**Directions for this task**
Could you write out every record below exactly, leaving out any pictures?

**Available data**
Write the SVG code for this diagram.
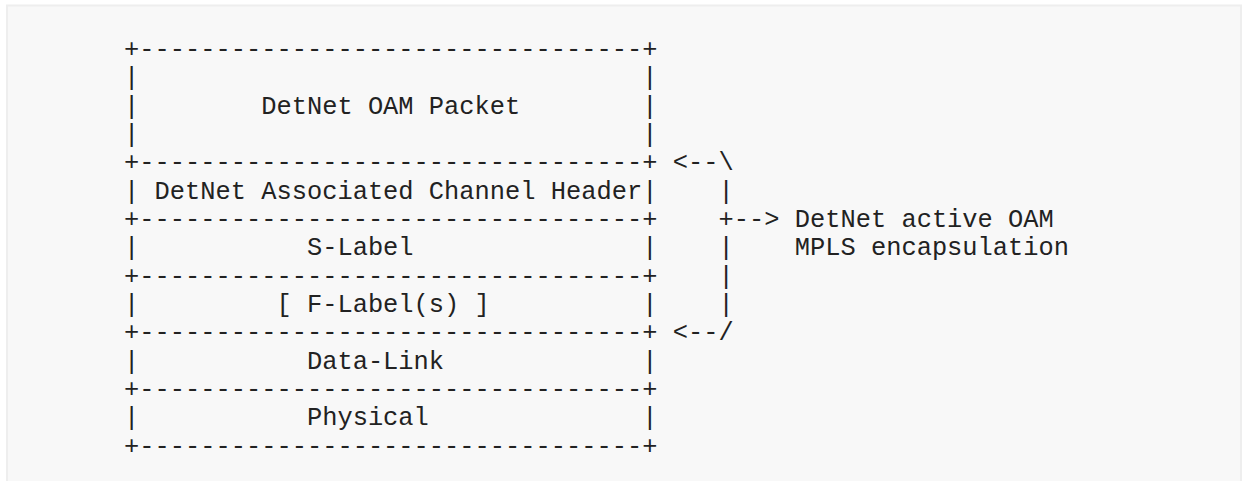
<svg xmlns="http://www.w3.org/2000/svg" width="1242" height="481" viewBox="0 0 1242 481" xml:space="preserve">
<style>
text { font-family: "Liberation Mono", "DejaVu Sans Mono", monospace; font-size: 25.4px; fill: #222222; white-space: pre; }
</style>
<rect x="7" y="5.5" width="1234" height="500" fill="#f8f8f8" stroke="#eeeeee" stroke-width="2"/>
<g id="oam-packet">
<text x="124.1" y="56.9">+---------------------------------+</text>
<text x="124.1" y="85.23">|                                 |</text>
<text x="124.1" y="113.56">|        DetNet OAM Packet        |</text>
<text x="124.1" y="141.89">|                                 |</text>
</g>
<g id="ach-header">
<text x="124.1" y="170.22">+---------------------------------+</text>
<text x="124.1" y="198.55">| DetNet Associated Channel Header|</text>
</g>
<g id="s-label">
<text x="124.1" y="226.88">+---------------------------------+</text>
<text x="124.1" y="255.21">|           S-Label               |</text>
</g>
<g id="f-label">
<text x="124.1" y="283.54">+---------------------------------+</text>
<text x="124.1" y="311.87">|         [ F-Label(s) ]          |</text>
</g>
<g id="data-link">
<text x="124.1" y="340.2">+---------------------------------+</text>
<text x="124.1" y="368.53">|           Data-Link             |</text>
</g>
<g id="physical">
<text x="124.1" y="396.86">+---------------------------------+</text>
<text x="124.1" y="425.19">|           Physical              |</text>
<text x="124.1" y="453.52">+---------------------------------+</text>
</g>
<g id="connectors">
<text x="672.81" y="170.22">&lt;--\</text>
<text x="718.54" y="198.55">|</text>
<text x="718.54" y="226.88">+--&gt;</text>
<text x="718.54" y="255.21">|</text>
<text x="718.54" y="283.54">|</text>
<text x="718.54" y="311.87">|</text>
<text x="672.81" y="340.2">&lt;--/</text>
</g>
<g id="mpls-encapsulation-label">
<text x="794.75" y="226.88">DetNet active OAM</text>
<text x="794.75" y="255.21">MPLS encapsulation</text>
</g>
</svg>
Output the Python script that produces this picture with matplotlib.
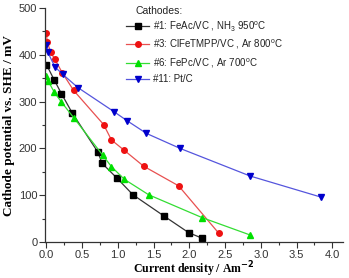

**Solution to this task**
Write the SVG code for this diagram.
<svg xmlns="http://www.w3.org/2000/svg" width="1242" height="481" viewBox="0 0 1242 481" xml:space="preserve">
<style>
text { font-family: "Liberation Mono", "DejaVu Sans Mono", monospace; font-size: 25.4px; fill: #222222; white-space: pre; }
</style>
<rect x="7" y="5.5" width="1234" height="500" fill="#f8f8f8" stroke="#eeeeee" stroke-width="2"/>
<g id="oam-packet">
<text x="124.1" y="56.9">+---------------------------------+</text>
<text x="124.1" y="85.23">|                                 |</text>
<text x="124.1" y="113.56">|        DetNet OAM Packet        |</text>
<text x="124.1" y="141.89">|                                 |</text>
</g>
<g id="ach-header">
<text x="124.1" y="170.22">+---------------------------------+</text>
<text x="124.1" y="198.55">| DetNet Associated Channel Header|</text>
</g>
<g id="s-label">
<text x="124.1" y="226.88">+---------------------------------+</text>
<text x="124.1" y="255.21">|           S-Label               |</text>
</g>
<g id="f-label">
<text x="124.1" y="283.54">+---------------------------------+</text>
<text x="124.1" y="311.87">|         [ F-Label(s) ]          |</text>
</g>
<g id="data-link">
<text x="124.1" y="340.2">+---------------------------------+</text>
<text x="124.1" y="368.53">|           Data-Link             |</text>
</g>
<g id="physical">
<text x="124.1" y="396.86">+---------------------------------+</text>
<text x="124.1" y="425.19">|           Physical              |</text>
<text x="124.1" y="453.52">+---------------------------------+</text>
</g>
<g id="connectors">
<text x="672.81" y="170.22">&lt;--\</text>
<text x="718.54" y="198.55">|</text>
<text x="718.54" y="226.88">+--&gt;</text>
<text x="718.54" y="255.21">|</text>
<text x="718.54" y="283.54">|</text>
<text x="718.54" y="311.87">|</text>
<text x="672.81" y="340.2">&lt;--/</text>
</g>
<g id="mpls-encapsulation-label">
<text x="794.75" y="226.88">DetNet active OAM</text>
<text x="794.75" y="255.21">MPLS encapsulation</text>
</g>
</svg>
Output the Python script that produces this picture with matplotlib.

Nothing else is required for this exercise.